いっぱいあるんですけどね。初めて教わったのが『道灌(どうかん)』という噺で。柳家一門は大体『道灌』から始まるんです。うちの師匠も、師匠の小さんから『道灌』を習った。僕のすぐ上に、もう亡くなったんですけども喜多八という兄さんがいて、ふたりで前座をやってるときに小三治師匠からその噺を教えていただいた。一生懸命覚えて、まだ見習いでしたから、なかなか初高座なんて上げてくれなくて。入門してその翌年だったかな、大学の学園祭があった。うちの師匠がゲストで行って、その前に前座で上がるということで連れてってもらった。

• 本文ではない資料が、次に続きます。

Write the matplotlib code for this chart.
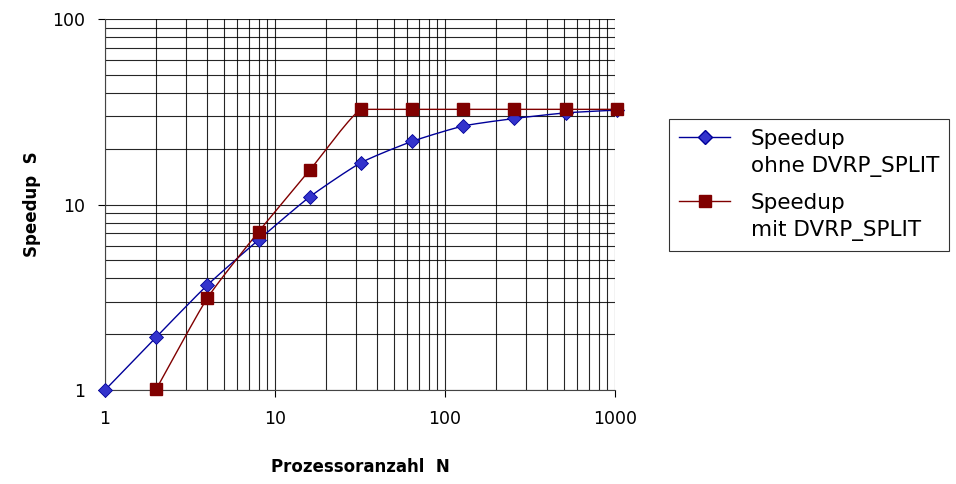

学生さんが数人、達者な人が出て高座をやったんです。それ初めて聴いたら皆うまいなと思って、ちょっと怖くなってね。師匠に「お前がやりたいようにやってきな」みたいな感じで送り出されて。出て素直にやったんですけども、ドーンと受けたんですよ。“お客さんに受けた”と思った瞬間、噺を忘れて真っ白になってね、一緒に行った兄弟子がその続きを袖から教えてくれてやり直して。うちの師匠がやたらおかしかったみたいで「面白かったよ」なんてこと言ってね、嬉しかったんですけどね。“良い”とか“悪い”じゃないんですよ。